RECORDS FOR THIS TASK:
* * *
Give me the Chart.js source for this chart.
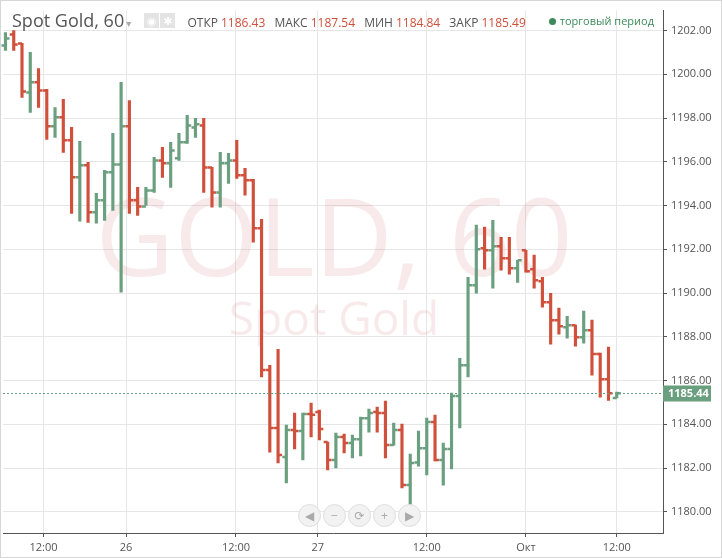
* * *
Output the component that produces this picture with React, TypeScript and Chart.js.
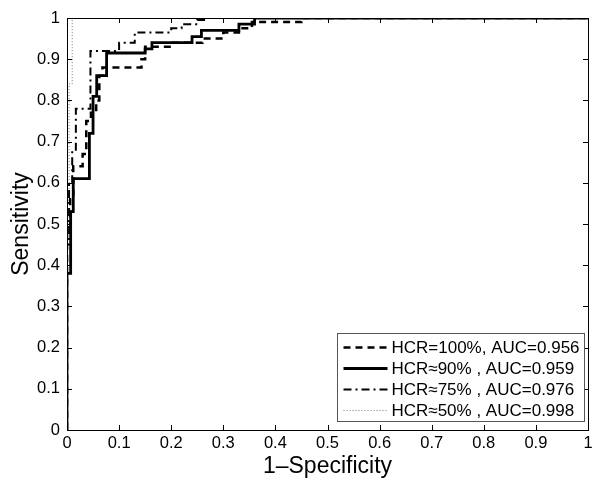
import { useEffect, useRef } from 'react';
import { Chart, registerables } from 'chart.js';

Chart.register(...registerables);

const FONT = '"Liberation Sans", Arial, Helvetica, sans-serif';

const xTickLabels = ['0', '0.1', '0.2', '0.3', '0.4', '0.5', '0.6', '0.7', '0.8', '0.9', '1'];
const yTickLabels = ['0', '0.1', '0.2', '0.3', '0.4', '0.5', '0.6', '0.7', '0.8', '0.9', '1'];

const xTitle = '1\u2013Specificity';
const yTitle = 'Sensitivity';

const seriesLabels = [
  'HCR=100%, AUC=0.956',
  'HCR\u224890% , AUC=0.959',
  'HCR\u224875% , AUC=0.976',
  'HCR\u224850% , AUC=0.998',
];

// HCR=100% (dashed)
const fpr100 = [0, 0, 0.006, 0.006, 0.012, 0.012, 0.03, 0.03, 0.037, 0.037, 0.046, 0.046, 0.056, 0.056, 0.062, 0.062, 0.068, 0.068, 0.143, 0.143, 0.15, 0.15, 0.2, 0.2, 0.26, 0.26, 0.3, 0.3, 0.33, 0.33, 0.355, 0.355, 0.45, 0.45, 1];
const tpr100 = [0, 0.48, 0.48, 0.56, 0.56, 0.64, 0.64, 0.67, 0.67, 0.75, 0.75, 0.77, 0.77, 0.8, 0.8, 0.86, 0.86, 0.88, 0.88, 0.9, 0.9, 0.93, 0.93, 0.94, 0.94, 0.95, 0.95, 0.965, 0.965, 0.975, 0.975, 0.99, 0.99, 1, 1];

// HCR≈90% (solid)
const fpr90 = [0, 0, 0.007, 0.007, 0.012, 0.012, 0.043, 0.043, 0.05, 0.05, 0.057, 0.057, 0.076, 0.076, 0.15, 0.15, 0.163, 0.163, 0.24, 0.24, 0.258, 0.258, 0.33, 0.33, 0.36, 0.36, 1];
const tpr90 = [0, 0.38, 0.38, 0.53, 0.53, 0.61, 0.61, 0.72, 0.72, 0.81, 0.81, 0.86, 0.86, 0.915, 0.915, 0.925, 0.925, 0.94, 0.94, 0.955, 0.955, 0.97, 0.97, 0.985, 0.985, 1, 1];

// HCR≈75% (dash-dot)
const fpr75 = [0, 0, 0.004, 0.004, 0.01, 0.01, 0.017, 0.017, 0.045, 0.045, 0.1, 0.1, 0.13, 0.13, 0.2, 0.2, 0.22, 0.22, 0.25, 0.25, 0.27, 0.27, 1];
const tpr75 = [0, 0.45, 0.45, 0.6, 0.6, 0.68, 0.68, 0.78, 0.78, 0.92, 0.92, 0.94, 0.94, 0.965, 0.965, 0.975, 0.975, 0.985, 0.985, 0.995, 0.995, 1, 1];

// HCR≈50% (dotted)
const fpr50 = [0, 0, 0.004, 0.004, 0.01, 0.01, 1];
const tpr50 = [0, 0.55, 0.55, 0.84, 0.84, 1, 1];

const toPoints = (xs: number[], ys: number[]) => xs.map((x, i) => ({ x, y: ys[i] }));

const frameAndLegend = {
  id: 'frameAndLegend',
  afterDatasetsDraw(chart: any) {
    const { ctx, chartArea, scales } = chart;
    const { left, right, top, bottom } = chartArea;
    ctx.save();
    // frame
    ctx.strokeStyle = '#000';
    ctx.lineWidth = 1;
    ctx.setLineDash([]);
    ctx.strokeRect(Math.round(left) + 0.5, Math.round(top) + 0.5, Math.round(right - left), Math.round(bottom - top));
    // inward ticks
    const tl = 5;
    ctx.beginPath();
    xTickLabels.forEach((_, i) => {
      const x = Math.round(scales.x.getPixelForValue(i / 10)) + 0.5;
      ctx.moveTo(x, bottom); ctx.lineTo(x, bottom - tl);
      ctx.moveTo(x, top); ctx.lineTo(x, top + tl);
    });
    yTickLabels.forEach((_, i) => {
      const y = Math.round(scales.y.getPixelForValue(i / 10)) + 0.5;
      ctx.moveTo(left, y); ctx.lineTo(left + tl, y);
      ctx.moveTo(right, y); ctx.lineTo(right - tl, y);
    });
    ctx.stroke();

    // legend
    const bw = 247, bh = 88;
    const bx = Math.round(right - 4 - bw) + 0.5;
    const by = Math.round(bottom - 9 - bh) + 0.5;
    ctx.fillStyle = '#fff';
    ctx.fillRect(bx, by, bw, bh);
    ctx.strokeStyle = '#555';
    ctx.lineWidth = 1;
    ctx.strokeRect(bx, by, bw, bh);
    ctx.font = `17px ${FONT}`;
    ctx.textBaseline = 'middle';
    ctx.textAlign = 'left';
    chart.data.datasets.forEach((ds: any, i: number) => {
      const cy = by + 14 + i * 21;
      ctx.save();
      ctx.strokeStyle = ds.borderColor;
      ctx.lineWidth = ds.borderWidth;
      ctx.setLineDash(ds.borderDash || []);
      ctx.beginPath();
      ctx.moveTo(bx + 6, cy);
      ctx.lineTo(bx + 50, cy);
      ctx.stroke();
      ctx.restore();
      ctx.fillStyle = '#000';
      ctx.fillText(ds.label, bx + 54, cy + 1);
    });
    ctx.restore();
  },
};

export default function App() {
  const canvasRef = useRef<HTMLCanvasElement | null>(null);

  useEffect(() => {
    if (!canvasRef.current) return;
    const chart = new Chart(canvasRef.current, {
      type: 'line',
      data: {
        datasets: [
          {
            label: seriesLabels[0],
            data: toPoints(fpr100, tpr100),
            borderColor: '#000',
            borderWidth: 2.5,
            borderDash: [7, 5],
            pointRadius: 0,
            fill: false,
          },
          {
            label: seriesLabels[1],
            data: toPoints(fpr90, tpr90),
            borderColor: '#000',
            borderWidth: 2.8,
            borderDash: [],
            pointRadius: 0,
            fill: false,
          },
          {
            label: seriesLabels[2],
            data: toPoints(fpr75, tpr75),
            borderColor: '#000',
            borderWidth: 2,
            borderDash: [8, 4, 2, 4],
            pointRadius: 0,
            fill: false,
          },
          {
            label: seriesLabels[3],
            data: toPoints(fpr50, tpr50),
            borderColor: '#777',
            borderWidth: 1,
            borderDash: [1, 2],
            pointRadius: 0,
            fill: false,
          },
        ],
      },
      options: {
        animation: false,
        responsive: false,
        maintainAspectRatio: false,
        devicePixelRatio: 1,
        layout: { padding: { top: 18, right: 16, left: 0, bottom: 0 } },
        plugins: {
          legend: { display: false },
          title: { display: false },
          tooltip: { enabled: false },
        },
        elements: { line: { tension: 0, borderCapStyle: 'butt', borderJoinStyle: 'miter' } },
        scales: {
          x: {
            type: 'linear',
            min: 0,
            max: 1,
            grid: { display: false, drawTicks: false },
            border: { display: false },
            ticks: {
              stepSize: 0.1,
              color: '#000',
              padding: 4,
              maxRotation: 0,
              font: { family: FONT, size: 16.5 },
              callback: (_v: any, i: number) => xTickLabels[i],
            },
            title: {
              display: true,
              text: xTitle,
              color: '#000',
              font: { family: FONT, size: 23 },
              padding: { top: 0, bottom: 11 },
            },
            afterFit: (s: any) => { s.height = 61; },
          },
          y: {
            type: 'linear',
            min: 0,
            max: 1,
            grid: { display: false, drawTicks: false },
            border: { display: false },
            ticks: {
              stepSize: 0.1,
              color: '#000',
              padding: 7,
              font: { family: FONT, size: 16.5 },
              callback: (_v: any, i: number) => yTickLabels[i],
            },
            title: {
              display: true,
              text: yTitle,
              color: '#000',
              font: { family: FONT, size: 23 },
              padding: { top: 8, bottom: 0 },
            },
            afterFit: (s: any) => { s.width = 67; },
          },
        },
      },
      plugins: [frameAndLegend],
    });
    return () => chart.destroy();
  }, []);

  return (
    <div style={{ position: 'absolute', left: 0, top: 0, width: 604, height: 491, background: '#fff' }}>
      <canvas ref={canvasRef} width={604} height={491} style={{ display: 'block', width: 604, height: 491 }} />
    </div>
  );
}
* * *
Keep to the stretch from the line containing "Output the component" through the line containing "0.985, 1, 1];", both ends included, and copy it exactly from the listing above, minus the pictures.

Output the component that produces this picture with React, TypeScript and Chart.js.
import { useEffect, useRef } from 'react';
import { Chart, registerables } from 'chart.js';

Chart.register(...registerables);

const FONT = '"Liberation Sans", Arial, Helvetica, sans-serif';

const xTickLabels = ['0', '0.1', '0.2', '0.3', '0.4', '0.5', '0.6', '0.7', '0.8', '0.9', '1'];
const yTickLabels = ['0', '0.1', '0.2', '0.3', '0.4', '0.5', '0.6', '0.7', '0.8', '0.9', '1'];

const xTitle = '1\u2013Specificity';
const yTitle = 'Sensitivity';

const seriesLabels = [
  'HCR=100%, AUC=0.956',
  'HCR\u224890% , AUC=0.959',
  'HCR\u224875% , AUC=0.976',
  'HCR\u224850% , AUC=0.998',
];

// HCR=100% (dashed)
const fpr100 = [0, 0, 0.006, 0.006, 0.012, 0.012, 0.03, 0.03, 0.037, 0.037, 0.046, 0.046, 0.056, 0.056, 0.062, 0.062, 0.068, 0.068, 0.143, 0.143, 0.15, 0.15, 0.2, 0.2, 0.26, 0.26, 0.3, 0.3, 0.33, 0.33, 0.355, 0.355, 0.45, 0.45, 1];
const tpr100 = [0, 0.48, 0.48, 0.56, 0.56, 0.64, 0.64, 0.67, 0.67, 0.75, 0.75, 0.77, 0.77, 0.8, 0.8, 0.86, 0.86, 0.88, 0.88, 0.9, 0.9, 0.93, 0.93, 0.94, 0.94, 0.95, 0.95, 0.965, 0.965, 0.975, 0.975, 0.99, 0.99, 1, 1];

// HCR≈90% (solid)
const fpr90 = [0, 0, 0.007, 0.007, 0.012, 0.012, 0.043, 0.043, 0.05, 0.05, 0.057, 0.057, 0.076, 0.076, 0.15, 0.15, 0.163, 0.163, 0.24, 0.24, 0.258, 0.258, 0.33, 0.33, 0.36, 0.36, 1];
const tpr90 = [0, 0.38, 0.38, 0.53, 0.53, 0.61, 0.61, 0.72, 0.72, 0.81, 0.81, 0.86, 0.86, 0.915, 0.915, 0.925, 0.925, 0.94, 0.94, 0.955, 0.955, 0.97, 0.97, 0.985, 0.985, 1, 1];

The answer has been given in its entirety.